What's on Los Angeles | Index


by Jody Zellen

September 11, 2025


Nancy Buchanan
Truthfully, Nancy Buchanan
The Brick
June 22 - September 20, 2025


Nancy Buchanan

I first encountered Nancy Buchanan's works in 1985 in The Family as Subject Matter, an exhibition curated for The Washington Project for the Arts in Washington, DC by Jock Reynolds, its director. The show presented projects by Buchanan, as well as Anne Turyn, Larry Sultan and Terry Allen among others. Buchanan exhibited work about her father, the nuclear physicist Louis N. Ridenour who passed away in 1959 when Buchanan was just 13. After inheriting the family archives she investigated both the public and private life of her father and created the multi-volume work, Fallout from the Nuclear Family (1980). Through redacted texts from FBI files and personal documents, Buchanan elucidated the complicated and contradictory aspects of the life of a nuclear scientist during the Cold War.

Text, image, history, personal artifacts, narrative, storytelling and collage have been at the root of Buchanan's nuanced career, and in the retrospective exhibition Truthfully, Nancy Buchanan at The Brick, viewers can experience the breadth of her extraordinary practice. Refusing to be pigeon-holed as this or that kind of artist, Buchanan has never been wedded to a single medium. Throughout her six-decade career she has worked in performance, video, digital art, and installation, in addition to creating collages, drawings and paintings. She has also collaborated with artists ranging from Ulysses Jenkins, Barbara T. Smith, Chris Burden, and Paul McCarthy, as well as more recently with Carolyn Potter, Cynthia Maughan and Laura Owens.

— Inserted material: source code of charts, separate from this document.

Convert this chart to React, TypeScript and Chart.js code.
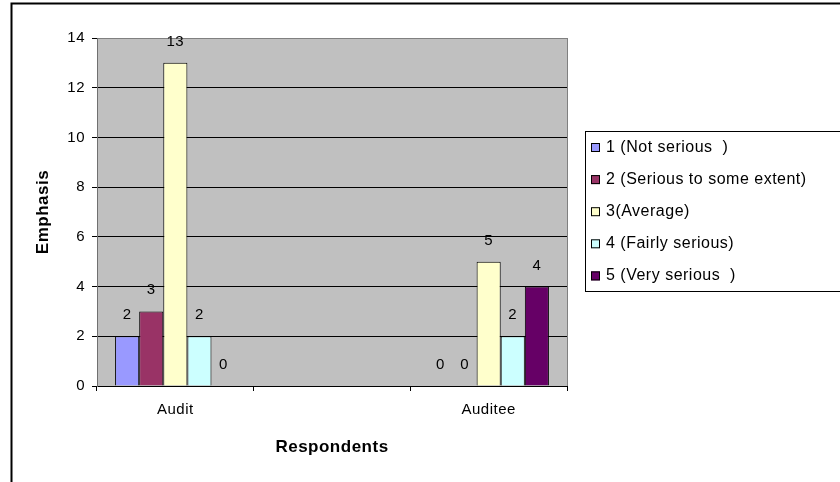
import { useEffect, useRef } from "react";
import { Chart, registerables } from "chart.js";

Chart.register(...registerables);

const FONT = "'Liberation Sans', Arial, Helvetica, sans-serif";
const SPACING = "0.5px";

// Categories (the middle slot is an empty category)
const categories = ["Audit", "", "Auditee"];

// Series names, one per rating
const seriesNames = [
  "1 (Not serious  )",
  "2 (Serious to some extent)",
  "3(Average)",
  "4 (Fairly serious)",
  "5 (Very serious  )",
];

// Counts per category
const notSerious = [2, null, 0];
const seriousSomeExtent = [3, null, 0];
const average = [13, null, 5];
const fairlySerious = [2, null, 2];
const verySerious = [0, null, 4];

const seriesColors = ["#9999FF", "#993366", "#FFFFCC", "#CCFFFF", "#660066"];

const yMin = 0;
const yMax = 14;
const yStep = 2;

const xTitle = "Respondents";
const yTitle = "Emphasis";

const spacingPlugin = {
  id: "letterSpacing",
  beforeUpdate(chart: any) {
    chart.ctx.letterSpacing = SPACING;
  },
  beforeDraw(chart: any) {
    chart.ctx.letterSpacing = SPACING;
  },
};

const backdropPlugin = {
  id: "backdrop",
  beforeDraw(chart: any) {
    const { ctx, chartArea: a } = chart;
    ctx.save();
    // outer frame
    ctx.strokeStyle = "#000";
    ctx.lineWidth = 2;
    ctx.strokeRect(11.5, 3.5, 2000, 2000);
    // plot area
    ctx.fillStyle = "#C0C0C0";
    ctx.fillRect(a.left, a.top, a.right - a.left, a.bottom - a.top);
    ctx.strokeStyle = "#808080";
    ctx.lineWidth = 1;
    ctx.strokeRect(a.left + 0.5, a.top + 0.5, a.right - a.left, a.bottom - a.top);
    ctx.restore();
  },
};

const valueLabelPlugin = {
  id: "valueLabels",
  afterDatasetsDraw(chart: any) {
    const { ctx } = chart;
    ctx.save();
    ctx.letterSpacing = SPACING;
    ctx.font = `15px ${FONT}`;
    ctx.fillStyle = "#000";
    ctx.textAlign = "center";
    ctx.textBaseline = "alphabetic";
    chart.data.datasets.forEach((ds: any, i: number) => {
      const meta = chart.getDatasetMeta(i);
      meta.data.forEach((bar: any, j: number) => {
        const v = ds.data[j];
        if (v === null || v === undefined) return;
        ctx.fillText(String(v), bar.x, bar.y - 17);
      });
    });
    ctx.restore();
  },
};

const legendPlugin = {
  id: "sideLegend",
  afterDraw(chart: any) {
    const { ctx } = chart;
    ctx.save();
    ctx.letterSpacing = SPACING;
    ctx.strokeStyle = "#000";
    ctx.lineWidth = 1;
    ctx.strokeRect(585.5, 131.5, 400, 160);
    ctx.font = `16px ${FONT}`;
    ctx.textAlign = "left";
    ctx.textBaseline = "alphabetic";
    chart.data.datasets.forEach((ds: any, i: number) => {
      const base = 152 + i * 32.1;
      ctx.fillStyle = ds.backgroundColor;
      ctx.fillRect(591, base - 9, 9, 9);
      ctx.strokeStyle = "#000";
      ctx.strokeRect(591.5, base - 8.5, 8, 8);
      ctx.fillStyle = "#000";
      ctx.fillText(ds.label, 606, base);
    });
    ctx.restore();
  },
};

export default function App() {
  const canvasRef = useRef<HTMLCanvasElement | null>(null);

  useEffect(() => {
    const canvas = canvasRef.current;
    if (!canvas) return;
    const seriesValues = [notSerious, seriousSomeExtent, average, fairlySerious, verySerious];
    const chart = new Chart(canvas, {
      type: "bar",
      data: {
        labels: categories,
        datasets: seriesValues.map((values, i) => ({
          label: seriesNames[i],
          data: values,
          backgroundColor: seriesColors[i],
          borderColor: "#000",
          borderWidth: 1,
          borderSkipped: "bottom",
          categoryPercentage: 1 / 1.3,
          barPercentage: 1,
        })),
      },
      options: {
        responsive: false,
        animation: false,
        devicePixelRatio: 1,
        layout: { padding: { left: 0, top: 38, right: 273, bottom: 0 } },
        plugins: {
          legend: { display: false },
          tooltip: { enabled: false },
        },
        scales: {
          x: {
            type: "category",
            offset: true,
            grid: {
              display: true,
              offset: true,
              drawOnChartArea: false,
              drawTicks: true,
              tickLength: 5,
              tickColor: "#000",
              color: "#000",
            },
            border: { display: true, color: "#000", width: 1 },
            ticks: {
              color: "#000",
              font: { family: FONT, size: 15 },
              padding: 10,
              maxRotation: 0,
              autoSkip: false,
            },
            title: {
              display: true,
              text: xTitle,
              color: "#000",
              font: { family: FONT, size: 17, weight: "bold" },
              padding: { top: 0, bottom: 24 },
            },
            afterFit(scale: any) {
              scale.height = 96;
              scale.paddingLeft = 0;
              scale.paddingRight = 0;
            },
          },
          y: {
            min: yMin,
            max: yMax,
            ticks: {
              stepSize: yStep,
              color: "#000",
              font: { family: FONT, size: 15 },
              padding: 7,
            },
            grid: {
              color: (c: any) => (c.tick && c.tick.value === yMax ? "#808080" : "#000"),
              tickColor: "#000",
              tickLength: 5,
              drawTicks: true,
            },
            border: { display: true, color: "#707070", width: 1 },
            title: {
              display: true,
              text: yTitle,
              color: "#000",
              font: { family: FONT, size: 17, weight: "bold" },
              padding: { top: 33, bottom: 0 },
            },
            afterFit(scale: any) {
              scale.width = 97;
              scale.paddingTop = 0;
              scale.paddingBottom = 0;
            },
          },
        },
      },
      plugins: [spacingPlugin, backdropPlugin, valueLabelPlugin, legendPlugin],
    } as any);
    return () => chart.destroy();
  }, []);

  return (
    <div style={{ position: "absolute", left: 0, top: 0, width: 840, height: 482, background: "#fff" }}>
      <canvas ref={canvasRef} width={840} height={482} style={{ display: "block" }} />
    </div>
  );
}
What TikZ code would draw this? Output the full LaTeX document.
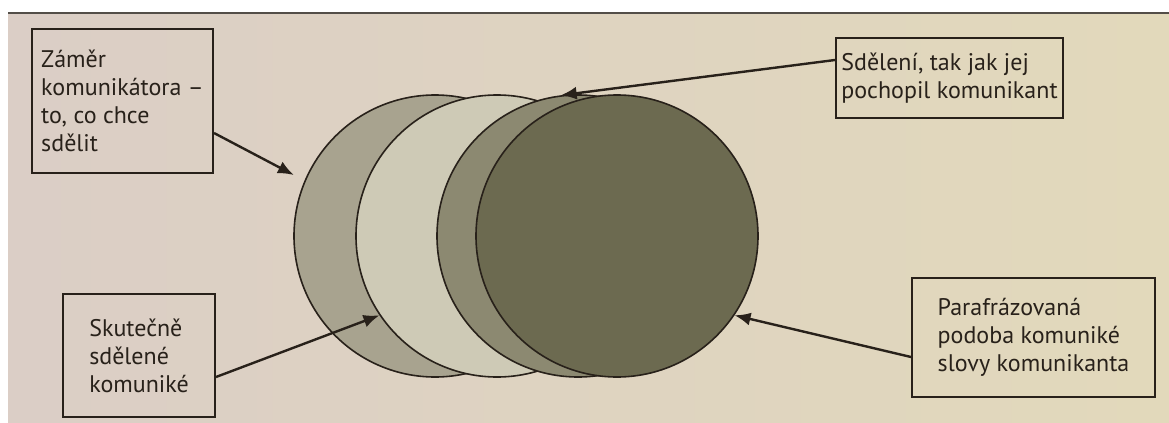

The disparate subjects that Buchanan explores are often culled from current events — what was happening locally and globally at the time. She was involved with not only the women's movement, but also was (and still is) politically active in the anti war movement, as well as Black Lives Matter. Aesthetics and political concerns intermingle throughout her different projects and are almost always filtered through a personal lens. A statement on her website reads, "Buchanan uses various media to bring social realities into view, while grounded in the observation of a lived history. Known for her performances in the 1970s and 80s, she also worked in video while completing drawings and installation."

The exhibition at The Brick is a celebration of the diverse aspects of her practice. With over 100 pieces created between the 1960s and 2000s, it is loosely divided into sections: early years, hair, interiors, bestiary, consumption, development & ruins, the state & the self. It also includes a reading room. Some early works are presented in vitrines as ephemera and documentation where Buchanan explored the body— making work about intimacy and sexuality.

Her skills as a draftswoman are apparent in pieces like Hair portrait white on black (2013), a close-cropped delicate white pencil on black paper drawing that focuses on strands of flowing hair on the back of a faceless head. This work is presented alongside Untitled (Hair Room), (1973/2025) a work first conceived in 1973 and presented here for the first time. It consists of a closet-sized room from which strands of synthetic hair dangle from the ceiling. Buchanan delights in the sensations evoked when the faux strands touch skin.

What is most satisfying about the exhibition is how the different materials and processes of working come together to define her as an individual. Her drawings of dog toys (a quasi-homage to Mike Kelley) and her portraits of endangered species become a meditation on loss. Whereas collages like Saving Time (2017) or Time Out (2017) are about excess, and drawings and paintings including Art in the Park 2 (2024) and Gaza (2025) speak to the urgency of destruction and ruin.

Buchanan looks to the past as well as the present. Her pieces investigate dreams, disasters, nature, and the changing urban environment. She is at once serious about the current political climate, seen in American Dream #6 Media Nightmare (1987), yet her works also display a keen wit and sense of humor. It is hard not to smile at the toy lips and teeth that appear in the Mouthpiece photos from 1985. Security and Fallout From the Nuclear Family are installation pieces from the 1980s that juxtapose the personal and political as Buchanan confronts her ancestry and the work of her father in these pieces.

While there is a reading room and a video room, they are not the main focus of the exhibition, rather it is the works made by hand — Buchanan's many drawings, paintings, sculptures and collages — that are not only a surprise but also a clear testament to the depth of her conceptual thinking, her artistic skills and love of the process of making.